The double type matches the IEC 60559 double format.
Thus, since IEC 60559 is basically IEEE 754-1985, and since this specifies that 8 zero bytes mean 0.0 (as #David Heffernan said), it means that if you find __STDC_IEC_559__ defined, you can safely do a 0.0 initialization with memset.
If you are talking about IEEE754 then the standard defines +0.0 to double precision as 8 zero bytes. If you know that you are backed by IEEE754 floating point then this is well-defined.
As for Intel, I can't think of a compiler that doesn't use IEEE754 on Intel x86/x64.
David Heffernan has given a good answer for part (2) of your question. For part (1):
The C99 standard makes no guarantees about the representation of floating-point values in the general case. §6.2.6.1 says:
The representations of all types are unspecified except as stated in this subclause.
...and that subclause makes no further mention of floating point.
You said:
(on a fixed platform, how can this UB ... it just depends of floating representation that's all ...)
Indeed - there a difference between "undefined behaviour", "unspecified behaviour" and "implementation-defined behaviour":
"undefined behaviour" means that anything could happen (including a runtime crash);
"unspecified behaviour" means that the compiler is free to implement something sensible in any way it likes, but there is no requirement for the implementation choice to be documented;
"implementation-defined behaviour" means that the compiler is free to implement something sensible in any way it likes, and is supposed to document that choice (for example, see here for the implementation choices documented by the most recent release of GCC);
and so, as floating point representation is unspecified behaviour, it can vary in an undocumented manner from platform to platform (where "platform" here means "the combination of hardware and compiler" rather than just "hardware").
(I'm not sure how useful the guarantee that a double is represented such that all-bits-zero is +0.0 if __STDC_IEC_559__ is defined, as described in Matteo Italia's answer, actually is in practice. For example, GCC never defines this, even though is uses IEEE 754 / IEC 60559 on many hardware platforms.)
Even though it is unlikely that you encounter a machine where this has problems, you may also avoid this relatively easily if you are really talking of arrays as you indicate in the question title, and if these arrays are of known length at compile time (that is not VLA), then just initializing them is probably even more convenient:
double A[133] = { 0 };
should always work. If you'd have to zero such an array again, later, and your compiler is compliant to modern C (C99) you can do this with a compound literal
memcpy(A, (double const[133]){ 0 }, 133*sizeof(double));
on any modern compiler this should be as efficient as memset, but has the advantage of not relying on a particular encoding of double.

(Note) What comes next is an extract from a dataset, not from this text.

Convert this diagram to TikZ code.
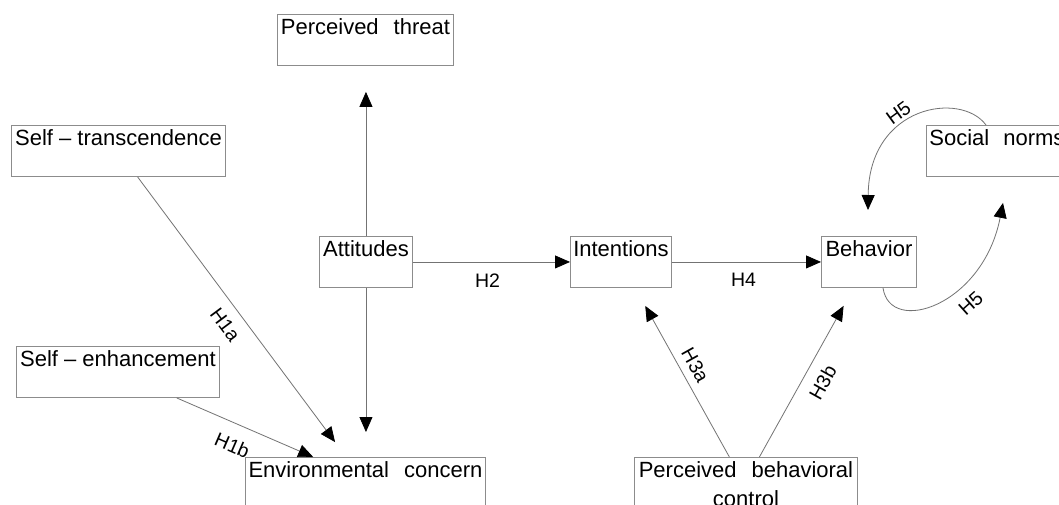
\documentclass[tikz,border=0pt]{standalone}
\usepackage{fontspec}
\setmainfont{Liberation Sans}
\usetikzlibrary{arrows.meta,calc}
\begin{document}
\begin{tikzpicture}[x=1pt,y=-1pt,
  box/.style={draw=black!45, line width=0.9pt, anchor=north west, inner xsep=0pt, inner ysep=0pt,
    text height=20.5pt, text depth=30.5pt, font=\fontsize{22}{29}\selectfont},
  conn/.style={draw=black!55, line width=0.8pt, -{Triangle[length=15pt,width=13pt,color=black]}},
  hlab/.style={font=\fontsize{19.5}{21}\selectfont, inner sep=2pt}]
\useasboundingbox (0,0) rectangle (1059,504);
\fill[white] (0,0) rectangle (1059,504);
\clip (0,0) rectangle (1059,504);

% boxes
\node[box, minimum width=176pt] (pt) at (277,14) {Perceived\hspace{15pt}threat};
\node[box, minimum width=214pt] (st) at (11,125) {Self -- transcendence};
\node[box, minimum width=93pt] (att) at (319,236) {Attitudes};
\node[box, minimum width=203pt] (se) at (16,346) {Self -- enhancement};
\node[box, minimum width=240pt] (ec) at (245,457) {Environmental\hspace{15pt}concern};
\node[box, minimum width=101pt] (int) at (570,236) {Intentions};
\node[box, minimum width=95pt] (beh) at (821,236) {Behavior};
\node[box, minimum width=141pt] (sn) at (926,125) {Social\hspace{14pt}norms};
\node[box, text width=223pt, align=center] (pbc) at (634,457) {Perceived\hspace{15pt}behavioral\\control};

% free ends of the H5 loops
\coordinate (h5top) at ($(beh.north west)+(47,-26)$);
\coordinate (h5bot) at ($(sn.south west)+(77,26)$);

% connectors
\draw[conn, shorten >=26pt] (att.north) -- (att.north |- pt.south);
\draw[conn, shorten >=25pt] (att.south) -- (att.south |- ec.north);
\draw[conn, shorten >=18.6pt] ($(st.south west)!0.589!(st.south east)$) --
  node[hlab, sloped, below=9pt, pos=0.49] (l1a) {H1a}
  ($(ec.north west)!0.42!(ec.north east)$);
\draw[conn] ($(se.south west)!0.788!(se.south east)$) --
  node[hlab, sloped, below=12pt, pos=0.47] (l1b) {H1b}
  ($(ec.north west)!0.283!(ec.north east)$);
\draw[conn] (att.east) -- node[hlab, below=9.5pt, pos=0.475] (l2) {H2} (int.west);
\draw[conn] (int.east) -- node[hlab, below=9pt, pos=0.48] (l4) {H4} (beh.west);
\draw[conn, shorten >=20.6pt] ($(pbc.north west)!0.426!(pbc.north east)$) --
  node[hlab, sloped, above=5.5pt, pos=0.5] (l3a) {H3a}
  ($(int.south west)!0.64!(int.south east)$);
\draw[conn, shorten >=20.6pt] ($(pbc.north west)!0.56!(pbc.north east)$) --
  node[hlab, sloped, below=9.5pt, pos=0.495] (l3b) {H3b}
  ($(beh.south west)!0.34!(beh.south east)$);
\draw[conn] ($(sn.north west)+(60,0)$) .. controls +(-25,-34) and +(1,-105) ..
  node[hlab, sloped, above=3pt, pos=0.58] (l5a) {H5} (h5top);
\draw[conn] ($(beh.south west)+(62,0)$) .. controls +(7,48) and +(-20,103) ..
  node[hlab, sloped, below=11pt, pos=0.62] (l5b) {H5} (h5bot);
\end{tikzpicture}
\end{document}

As Matteo Italia says, that’s legal according to the standard, but I wouldn’t use it. Something like
double *p = V, *last = V + N; // N is count
while (p != last) *(p++) = 0;
is at least twice faster.
It’s “legal” to use memset. The issue is whether it produces a bit pattern where array[x] == 0.0 is true. While the basic C standard doesn’t require that to be true, I’d be interested in hearing examples where it isn’t!
It appears that setting to zero via memset is equivalent to assigning 0.0 on IBM-AIX, HP-UX (PARISC), HP-UX (IA-64), Linux (IA-64, I think).
Here is a trivial test code:
double dFloat1 = 0.0;
double dFloat2 = 111111.1111111;
memset(&dFloat2, 0, sizeof(dFloat2));
if (dFloat1 == dFloat2) {
fprintf(stdout, "memset appears to be equivalent to = 0.0\n");
} else {
fprintf(stdout, "memset is NOT equivalent to = 0.0\n");
}
Well, I think the zeroing is "legal" (after all, it's zeroing a regular buffer), but I have no idea if the standard lets you assume anything about the resulting logical value. My guess would be that the C standard leaves it as undefined.